## Exercise instructions:
Count how many lines contain "this" and reply with that number only.

- - -

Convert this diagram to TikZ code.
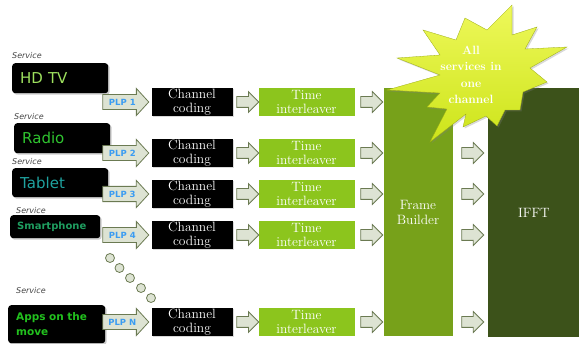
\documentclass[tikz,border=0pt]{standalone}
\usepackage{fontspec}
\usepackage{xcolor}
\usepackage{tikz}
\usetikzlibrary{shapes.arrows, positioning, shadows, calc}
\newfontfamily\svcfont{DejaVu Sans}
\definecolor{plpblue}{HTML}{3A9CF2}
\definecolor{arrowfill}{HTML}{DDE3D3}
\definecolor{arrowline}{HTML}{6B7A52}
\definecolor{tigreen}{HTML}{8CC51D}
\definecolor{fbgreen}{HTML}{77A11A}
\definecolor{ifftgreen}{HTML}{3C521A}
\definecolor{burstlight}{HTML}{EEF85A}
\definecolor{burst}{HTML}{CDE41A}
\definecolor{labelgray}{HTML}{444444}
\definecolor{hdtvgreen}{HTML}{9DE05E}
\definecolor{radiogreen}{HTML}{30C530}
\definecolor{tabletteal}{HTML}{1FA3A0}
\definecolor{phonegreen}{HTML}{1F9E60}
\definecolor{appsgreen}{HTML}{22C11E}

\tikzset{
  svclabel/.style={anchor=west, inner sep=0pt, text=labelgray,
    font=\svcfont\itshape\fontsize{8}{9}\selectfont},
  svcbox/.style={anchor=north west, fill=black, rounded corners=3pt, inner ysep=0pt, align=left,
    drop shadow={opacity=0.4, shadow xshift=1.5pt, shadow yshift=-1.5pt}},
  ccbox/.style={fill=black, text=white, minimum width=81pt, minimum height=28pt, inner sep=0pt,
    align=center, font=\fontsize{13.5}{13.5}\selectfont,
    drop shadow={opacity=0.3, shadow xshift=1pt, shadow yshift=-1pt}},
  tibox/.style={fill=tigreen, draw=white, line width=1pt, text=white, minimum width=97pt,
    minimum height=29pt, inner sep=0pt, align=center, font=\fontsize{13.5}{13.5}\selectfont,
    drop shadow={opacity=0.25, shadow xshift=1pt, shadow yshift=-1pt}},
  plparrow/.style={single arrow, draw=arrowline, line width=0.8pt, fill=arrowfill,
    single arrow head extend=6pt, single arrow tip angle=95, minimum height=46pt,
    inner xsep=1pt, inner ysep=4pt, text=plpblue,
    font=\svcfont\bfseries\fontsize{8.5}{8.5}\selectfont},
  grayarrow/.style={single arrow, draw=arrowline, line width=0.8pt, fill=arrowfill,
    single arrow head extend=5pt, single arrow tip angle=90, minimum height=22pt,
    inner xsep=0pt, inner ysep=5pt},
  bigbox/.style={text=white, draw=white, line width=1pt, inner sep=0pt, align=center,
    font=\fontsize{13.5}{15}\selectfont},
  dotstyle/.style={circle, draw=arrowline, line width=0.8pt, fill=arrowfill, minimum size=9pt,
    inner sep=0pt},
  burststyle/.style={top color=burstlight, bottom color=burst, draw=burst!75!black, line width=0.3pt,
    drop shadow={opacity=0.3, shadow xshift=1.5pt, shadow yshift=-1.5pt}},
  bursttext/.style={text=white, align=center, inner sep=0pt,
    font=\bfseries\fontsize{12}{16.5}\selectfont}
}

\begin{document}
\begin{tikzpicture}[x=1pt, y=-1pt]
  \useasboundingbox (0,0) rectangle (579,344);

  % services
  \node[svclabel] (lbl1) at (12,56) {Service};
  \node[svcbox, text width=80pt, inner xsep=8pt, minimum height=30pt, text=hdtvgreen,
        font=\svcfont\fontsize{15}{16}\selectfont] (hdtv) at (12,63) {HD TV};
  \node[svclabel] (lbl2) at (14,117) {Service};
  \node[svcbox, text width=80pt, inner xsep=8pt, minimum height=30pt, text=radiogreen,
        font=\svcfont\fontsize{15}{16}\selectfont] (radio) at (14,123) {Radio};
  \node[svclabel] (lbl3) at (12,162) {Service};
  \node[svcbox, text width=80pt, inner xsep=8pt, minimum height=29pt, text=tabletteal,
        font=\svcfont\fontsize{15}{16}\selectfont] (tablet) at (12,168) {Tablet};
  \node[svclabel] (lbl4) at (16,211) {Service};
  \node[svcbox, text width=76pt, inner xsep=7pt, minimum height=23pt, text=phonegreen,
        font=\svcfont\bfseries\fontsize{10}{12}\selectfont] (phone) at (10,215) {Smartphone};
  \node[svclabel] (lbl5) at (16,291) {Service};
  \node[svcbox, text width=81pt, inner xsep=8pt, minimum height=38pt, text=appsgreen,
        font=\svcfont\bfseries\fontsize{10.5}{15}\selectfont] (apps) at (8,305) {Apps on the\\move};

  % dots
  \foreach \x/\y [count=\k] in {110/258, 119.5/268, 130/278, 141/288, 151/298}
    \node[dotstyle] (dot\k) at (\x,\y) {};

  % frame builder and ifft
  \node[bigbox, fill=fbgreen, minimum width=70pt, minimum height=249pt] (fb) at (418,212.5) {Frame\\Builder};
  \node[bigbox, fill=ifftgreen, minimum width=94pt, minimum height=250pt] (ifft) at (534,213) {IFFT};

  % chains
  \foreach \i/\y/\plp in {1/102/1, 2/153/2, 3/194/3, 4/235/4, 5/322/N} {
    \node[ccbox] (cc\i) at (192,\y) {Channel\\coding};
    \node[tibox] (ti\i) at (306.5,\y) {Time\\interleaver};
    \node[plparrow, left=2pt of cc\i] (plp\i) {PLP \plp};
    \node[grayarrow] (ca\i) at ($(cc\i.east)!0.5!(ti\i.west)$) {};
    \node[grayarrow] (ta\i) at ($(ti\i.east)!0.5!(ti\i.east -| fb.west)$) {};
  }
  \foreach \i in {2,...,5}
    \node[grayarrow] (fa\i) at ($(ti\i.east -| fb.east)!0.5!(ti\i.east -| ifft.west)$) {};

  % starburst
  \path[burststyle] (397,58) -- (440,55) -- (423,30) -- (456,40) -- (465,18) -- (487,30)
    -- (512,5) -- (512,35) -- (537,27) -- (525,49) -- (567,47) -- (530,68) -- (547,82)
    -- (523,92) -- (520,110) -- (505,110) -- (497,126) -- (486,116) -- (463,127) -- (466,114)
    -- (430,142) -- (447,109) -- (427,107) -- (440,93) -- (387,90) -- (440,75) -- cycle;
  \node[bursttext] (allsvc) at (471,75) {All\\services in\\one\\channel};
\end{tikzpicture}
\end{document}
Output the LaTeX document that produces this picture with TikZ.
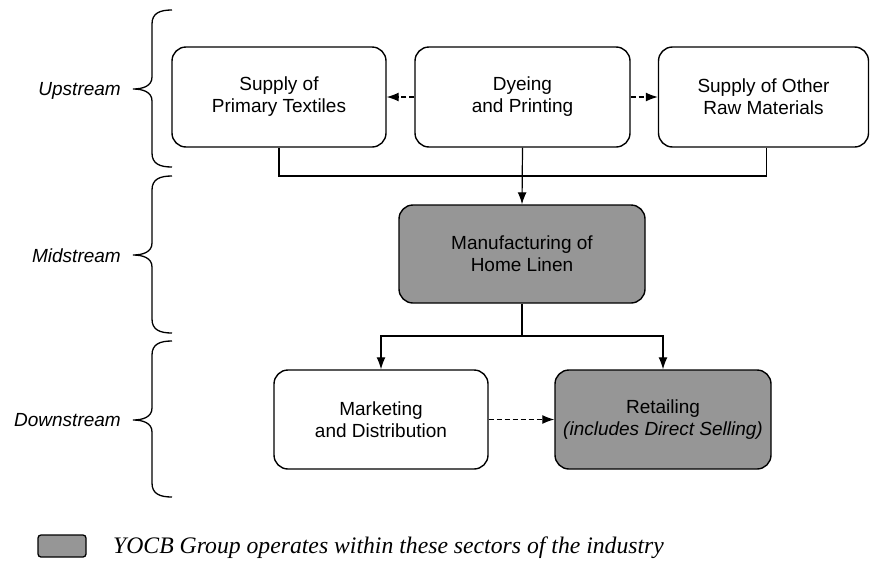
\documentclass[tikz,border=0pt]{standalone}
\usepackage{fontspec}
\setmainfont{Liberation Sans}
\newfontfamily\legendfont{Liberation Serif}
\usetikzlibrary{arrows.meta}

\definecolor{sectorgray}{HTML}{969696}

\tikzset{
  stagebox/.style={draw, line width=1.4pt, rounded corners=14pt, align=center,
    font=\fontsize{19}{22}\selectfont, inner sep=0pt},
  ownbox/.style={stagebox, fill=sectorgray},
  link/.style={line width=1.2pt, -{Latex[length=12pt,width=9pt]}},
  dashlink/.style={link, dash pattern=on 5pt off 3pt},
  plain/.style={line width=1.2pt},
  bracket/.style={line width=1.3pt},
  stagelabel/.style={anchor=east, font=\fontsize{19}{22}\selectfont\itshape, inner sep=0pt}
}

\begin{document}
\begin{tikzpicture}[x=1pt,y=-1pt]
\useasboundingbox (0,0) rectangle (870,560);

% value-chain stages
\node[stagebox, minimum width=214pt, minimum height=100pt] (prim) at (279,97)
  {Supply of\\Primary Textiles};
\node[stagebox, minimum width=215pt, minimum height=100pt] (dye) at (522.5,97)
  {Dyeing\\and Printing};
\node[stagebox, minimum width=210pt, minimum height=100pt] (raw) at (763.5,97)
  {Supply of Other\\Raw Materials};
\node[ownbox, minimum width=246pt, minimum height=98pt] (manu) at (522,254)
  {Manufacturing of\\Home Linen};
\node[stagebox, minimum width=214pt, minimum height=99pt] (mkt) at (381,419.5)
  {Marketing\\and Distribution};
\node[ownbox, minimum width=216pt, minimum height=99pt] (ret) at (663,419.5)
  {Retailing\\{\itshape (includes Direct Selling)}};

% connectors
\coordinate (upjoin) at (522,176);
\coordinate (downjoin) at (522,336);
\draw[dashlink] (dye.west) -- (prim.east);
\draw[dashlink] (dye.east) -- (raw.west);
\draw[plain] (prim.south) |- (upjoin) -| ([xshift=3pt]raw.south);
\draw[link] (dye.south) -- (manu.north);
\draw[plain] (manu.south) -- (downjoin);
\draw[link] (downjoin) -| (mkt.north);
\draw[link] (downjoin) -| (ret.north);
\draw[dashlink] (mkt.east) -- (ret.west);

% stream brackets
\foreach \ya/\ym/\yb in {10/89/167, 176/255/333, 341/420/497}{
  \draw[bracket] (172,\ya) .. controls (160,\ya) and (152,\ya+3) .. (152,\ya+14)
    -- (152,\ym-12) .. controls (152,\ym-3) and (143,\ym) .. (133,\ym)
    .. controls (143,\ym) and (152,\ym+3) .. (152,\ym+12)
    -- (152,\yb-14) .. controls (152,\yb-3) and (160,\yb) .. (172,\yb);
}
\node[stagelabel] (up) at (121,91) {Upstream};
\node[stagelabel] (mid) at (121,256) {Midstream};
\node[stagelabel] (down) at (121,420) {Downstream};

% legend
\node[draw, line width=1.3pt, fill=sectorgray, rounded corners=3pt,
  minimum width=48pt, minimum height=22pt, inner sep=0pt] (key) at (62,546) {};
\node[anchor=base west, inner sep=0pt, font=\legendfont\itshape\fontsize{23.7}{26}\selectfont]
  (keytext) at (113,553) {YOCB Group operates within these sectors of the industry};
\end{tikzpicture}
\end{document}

- - -

## Answer to the task:
2